Esse cenário desafia o equilíbrio entre competitividade e responsabilidade, exigindo ação coordenada entre poder público, mercado e sociedade. Apesar dos avanços proporcionados pela Lei do Desmonte e intensificação das fiscalizações em estados como São Paulo, o volume de peças ilegais no país permanece alto, alimentado por lacunas regulatórias, canais informais e falta de conhecimento técnico do consumidor.

Representantes do varejo de autopeças têm reiterado essa preocupação. Heber Carvalho, presidente do Sincopeças-SP, alertou para os efeitos econômicos e institucionais da pirataria. Segundo ele, “não se trata apenas de coibir quem vende, mas também de reconhecer que existe uma engrenagem porque há demanda. Se tem quem vende, é porque tem quem compra. Isso vale tanto para consumidores quanto para algumas lojas que ainda atuam à margem da lei”.

Carvalho ressaltou que a evasão fiscal gerada pelo comércio irregular compromete investimentos, empregos e o futuro do varejo automotivo. Por isso, defende que a rastreabilidade seja vista como um ativo — algo que protege o cliente e valoriza o lojista formalizado. “É fundamental que a peça esteja regularizada e acompanhada de nota fiscal.

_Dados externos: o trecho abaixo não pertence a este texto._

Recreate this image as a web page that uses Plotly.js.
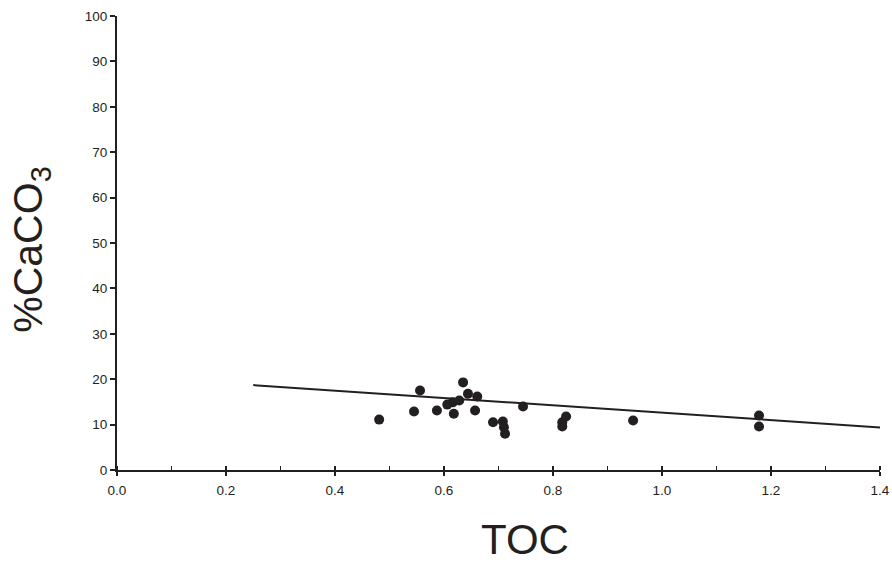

O consumidor precisa ter segurança sobre o que está adquirindo”, concluiu.

Números que ilustram a pirataria de autopeças e o impacto da regulação dos desmanches

  • R$ 12 bilhões: prejuízo anual estimado causado pela pirataria de autopeças no Brasil.
  • 34%: redução nos roubos de veículos em São Paulo nos dois anos após a regulamentação da Lei do Desmonte (2014-2016).
  • 80.869: total de roubos e furtos de veículos registrados em São Paulo em 2024, número inferior aos 111 mil de 2014.
  • 883: estabelecimentos credenciados atualmente junto ao Detran-SP para atuar com desmontes.
  • 1: frequência média anual de visitas realizadas pelo Detran-SP aos desmontes formalizados.
  • Mais de 800: pontos de fiscalização do Detran-SP integrados às bases da Polícia Militar, permitindo cruzamento inteligente de informações.
  • 0,7: aumento médio mensal no número de roubos de veículos associado à presença de um desmanche adicional em uma localidade.